Même constat, à quelque 200 km de là, dans le village lotois de Bio : « Je ne dis plus que je fais de la permaculture, car ça suscite trop d’incompréhension, explique Charlotte Pasquier, éleveuse qui s’est formée aux principes permacoles il y a une dizaine d’années. Mais sur la ferme, nous la pratiquons tous les jours ! » Côté autonomie, tout — ou presque — est réutilisé sur la ferme : le son de la meunerie nourrit les brebis, leur fumier alimente les grandes cultures, la paille s’est retrouvée dans les murs du fournil. « L’agriculture paysanne, dans les fermes en polyculture élevage notamment, utilise plein de principes de la permaculture, constate-t-elle. Sauf que cette agriculture est souvent invisibilisée dans les discours et les médias. »

Émilie et Clément plantent des tulipes afin d’encourager la présence d’insectes utiles. © David Richard / Reporterre

La « perma » peut ainsi paraître moins politique.
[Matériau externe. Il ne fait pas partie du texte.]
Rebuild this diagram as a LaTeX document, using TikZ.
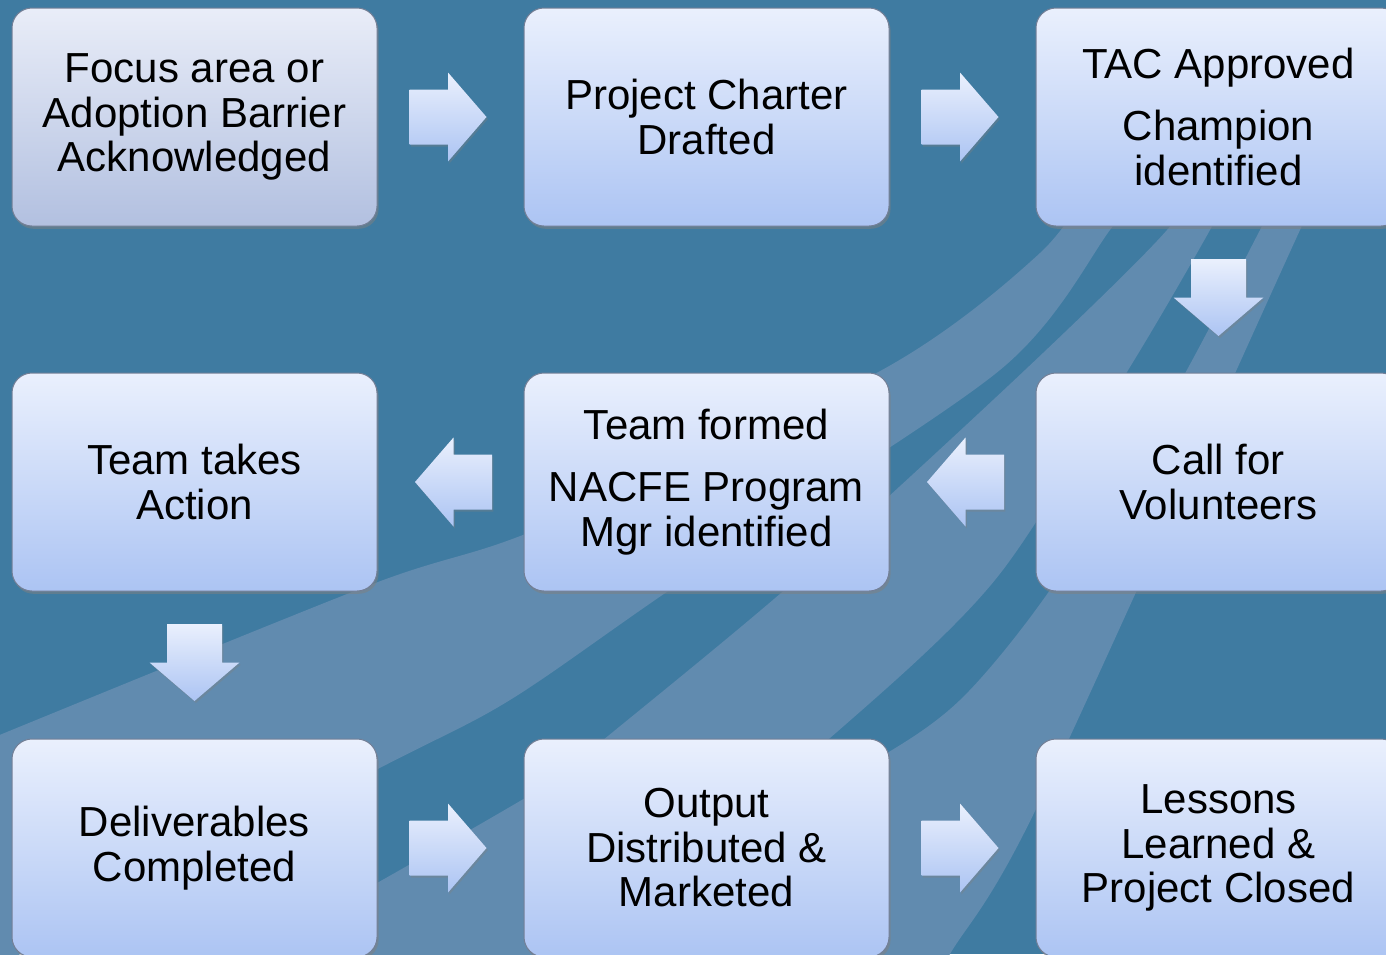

Moins clivante. « Même si elle peut être présente sur des lieux de lutte, il est vrai qu’elle s’articule rarement avec les mouvements sociaux et écologistes », constate Bétina Boutroue, sociologue qui a consacré deux mémoires de recherche à cette question.

Dans ses travaux, la chercheuse estime que cette pratique « a contribué à diffuser un mode d’engagement nouveau à l’échelle française, qui se distingue par son individualisme ». Elle parle à ce propos d’un « mouvement de réforme de soi », un terme qui permet de « qualifier des groupes qui privilégient le changement individuel comme prémices d’un changement social ». Change et le monde changera.
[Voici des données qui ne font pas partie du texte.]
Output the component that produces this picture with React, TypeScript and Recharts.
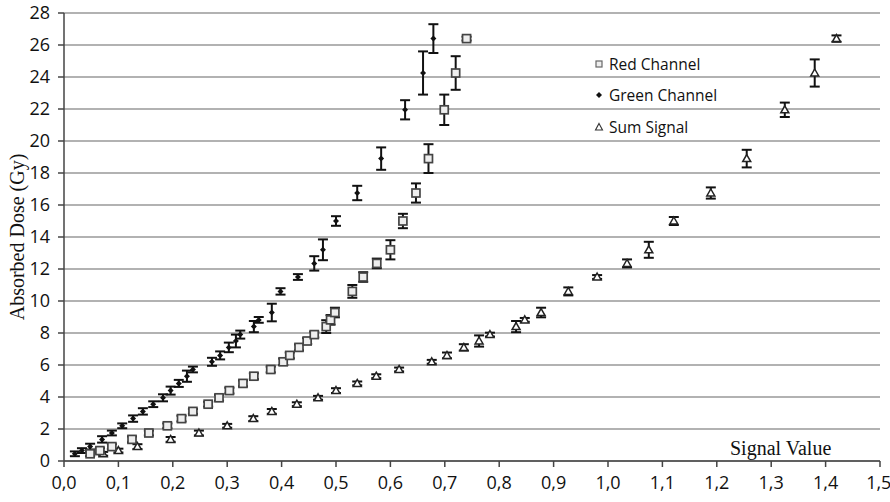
import {
  ScatterChart,
  Scatter,
  XAxis,
  YAxis,
  CartesianGrid,
  ErrorBar,
  Legend,
} from "recharts";

// dose levels (Gy) shared by all three series
const doses = [
  0.45, 0.65, 0.9, 1.35, 1.75, 2.2, 2.65, 3.1, 3.55, 3.95, 4.4, 4.85, 5.3, 5.72,
  6.2, 6.6, 7.1, 7.5, 7.9, 8.4, 8.82, 9.28, 10.6, 11.5, 12.35, 13.2, 15.0,
  16.75, 18.9, 21.95, 24.25, 26.4,
];

const redSignal = [
  0.048, 0.066, 0.088, 0.125, 0.156, 0.19, 0.216, 0.237, 0.265, 0.285, 0.304,
  0.329, 0.349, 0.38, 0.403, 0.415, 0.432, 0.447, 0.46, 0.482, 0.49, 0.498,
  0.53, 0.55, 0.575, 0.6, 0.623, 0.647, 0.67, 0.699, 0.72, 0.74,
];
const redErr = [
  0.15, 0.15, 0.15, 0.18, 0.15, 0.15, 0.18, 0.15, 0.15, 0.18, 0.18, 0.18, 0.18,
  0.18, 0.2, 0.18, 0.18, 0.18, 0.18, 0.4, 0.3, 0.3, 0.4, 0.3, 0.3, 0.6, 0.45,
  0.6, 0.9, 0.95, 1.05, 0.12,
];

const greenSignal = [
  0.02, 0.033, 0.048, 0.07, 0.088, 0.107, 0.127, 0.145, 0.164, 0.182, 0.196,
  0.211, 0.226, 0.237, 0.272, 0.287, 0.303, 0.316, 0.324, 0.349, 0.358, 0.382,
  0.398, 0.43, 0.46, 0.476, 0.5, 0.539, 0.583, 0.627, 0.66, 0.679,
];
const greenErr = [
  0.15, 0.15, 0.18, 0.2, 0.15, 0.15, 0.2, 0.2, 0.18, 0.22, 0.25, 0.22, 0.35,
  0.18, 0.25, 0.25, 0.3, 0.4, 0.25, 0.35, 0.18, 0.55, 0.2, 0.18, 0.45, 0.65,
  0.3, 0.45, 0.7, 0.6, 1.35, 0.9,
];

const sumSignal = [
  0.072, 0.1, 0.135, 0.196, 0.248, 0.3, 0.348, 0.382, 0.428, 0.467, 0.5, 0.539,
  0.574, 0.616, 0.676, 0.704, 0.735, 0.763, 0.783, 0.831, 0.847, 0.877, 0.927,
  0.98, 1.035, 1.075, 1.121, 1.189, 1.255, 1.325, 1.38, 1.42,
];
const sumErr = [
  0.12, 0.12, 0.15, 0.15, 0.15, 0.12, 0.15, 0.15, 0.12, 0.12, 0.15, 0.12, 0.12,
  0.12, 0.12, 0.18, 0.2, 0.35, 0.12, 0.35, 0.12, 0.3, 0.25, 0.12, 0.25, 0.5,
  0.25, 0.35, 0.55, 0.45, 0.85, 0.2,
];

const xTicks = [0, 0.1, 0.2, 0.3, 0.4, 0.5, 0.6, 0.7, 0.8, 0.9, 1.0, 1.1, 1.2, 1.3, 1.4, 1.5];
const yTicks = [0, 2, 4, 6, 8, 10, 12, 14, 16, 18, 20, 22, 24, 26, 28];

const build = (signal: number[], err: number[]) =>
  doses.map((d, i) => ({ x: signal[i], y: d, err: err[i] }));

const redData = build(redSignal, redErr);
const greenData = build(greenSignal, greenErr);
const sumData = build(sumSignal, sumErr);

const SANS = "'Open Sans', 'Noto Sans', sans-serif";
const SERIF = "'Liberation Serif', 'DejaVu Serif', serif";

const Square = ({ cx, cy }: any) => (
  <rect x={cx - 4} y={cy - 4} width={8} height={8} fill="#eee" stroke="#444" strokeWidth={1.7} />
);
const Diamond = ({ cx, cy }: any) => (
  <path d={`M${cx},${cy - 3} L${cx + 3},${cy} L${cx},${cy + 3} L${cx - 3},${cy} Z`} fill="#111" />
);
const Triangle = ({ cx, cy }: any) => (
  <path d={`M${cx},${cy - 4} L${cx + 4},${cy + 3} L${cx - 4},${cy + 3} Z`} fill="#fff" stroke="#222" strokeWidth={1.5} />
);

const legendItems = [
  { label: "Red Channel", icon: <rect x={2} y={2} width={6} height={6} fill="#eee" stroke="#666" strokeWidth={1.2} /> },
  { label: "Green Channel", icon: <path d="M5,2 L8,5 L5,8 L2,5 Z" fill="#111" /> },
  { label: "Sum Signal", icon: <path d="M5,1.5 L8.5,8 L1.5,8 Z" fill="#fff" stroke="#333" strokeWidth={1.1} /> },
];

const renderLegend = () => (
  <div style={{ fontFamily: SANS, fontSize: 15.5, color: "#111" }}>
    {legendItems.map((it) => (
      <div key={it.label} style={{ display: "flex", alignItems: "center", height: 31.5 }}>
        <svg width={10} height={10} style={{ marginRight: 5 }}>
          {it.icon}
        </svg>
        {it.label}
      </div>
    ))}
  </div>
);

const fmt = (v: number) => v.toFixed(1).replace(".", ",");

export default function App() {
  return (
    <div>
      <style>{`body{margin:0;background:#fff}`}</style>
      <ScatterChart width={890} height={502} margin={{ top: 13, right: 10, bottom: 0, left: 0 }}>
        <CartesianGrid vertical={false} stroke="#999" strokeWidth={1.5} />
        <XAxis
          type="number"
          dataKey="x"
          domain={[0, 1.5]}
          ticks={xTicks}
          tickFormatter={fmt}
          height={41}
          tickSize={6}
          tickMargin={9}
          stroke="#444"
          strokeWidth={1.5}
          tick={{ fill: "#111", fontSize: 18, fontFamily: SANS }}
          label={{
            content: ({ viewBox }: any) => (
              <text x={viewBox.x + viewBox.width - 150} y={viewBox.y - 6} fontFamily={SERIF} fontSize={20} fill="#111">
                Signal Value
              </text>
            ),
          }}
        />
        <YAxis
          type="number"
          dataKey="y"
          domain={[0, 28]}
          ticks={yTicks}
          width={64}
          tickSize={6}
          tickMargin={8}
          stroke="#444"
          strokeWidth={1.5}
          tick={{ fill: "#111", fontSize: 18, fontFamily: SANS }}
          label={{
            content: ({ viewBox }: any) => {
              const cx = viewBox.x + 17;
              const cy = viewBox.y + viewBox.height / 2;
              return (
                <text x={cx} y={cy} transform={`rotate(-90 ${cx} ${cy})`} textAnchor="middle" dominantBaseline="central" fontFamily={SERIF} fontSize={20} fill="#111">
                  Absorbed Dose (Gy)
                </text>
              );
            },
          }}
        />
        <Legend
          content={renderLegend}
          layout="vertical"
          verticalAlign="middle"
          align="center"
          wrapperStyle={{ left: 594, top: 48, width: 160 }}
        />
        <Scatter name="Sum Signal" data={sumData} shape={Triangle} isAnimationActive={false}>
          <ErrorBar dataKey="err" direction="y" width={5} stroke="#111" strokeWidth={2} isAnimationActive={false} />
        </Scatter>
        <Scatter name="Red Channel" data={redData} shape={Square} isAnimationActive={false}>
          <ErrorBar dataKey="err" direction="y" width={5} stroke="#111" strokeWidth={2} isAnimationActive={false} />
        </Scatter>
        <Scatter name="Green Channel" data={greenData} shape={Diamond} isAnimationActive={false}>
          <ErrorBar dataKey="err" direction="y" width={5} stroke="#111" strokeWidth={2} isAnimationActive={false} />
        </Scatter>
      </ScatterChart>
    </div>
  );
}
Pour Laura Centemeri, « il ne faut jamais oublier la dimension collective ». Car le but, in fine, de la permaculture, « c’est d’offrir des outils pour penser une société réellement écologique », insiste la sociologue. À Soumont, Émilie et Clément s’investissent dans les réseaux paysans locaux, forment à la greffe sur arbres sauvages, et tentent ainsi de « participer à la transition vers des territoires plus durables, autonomes et résilients ».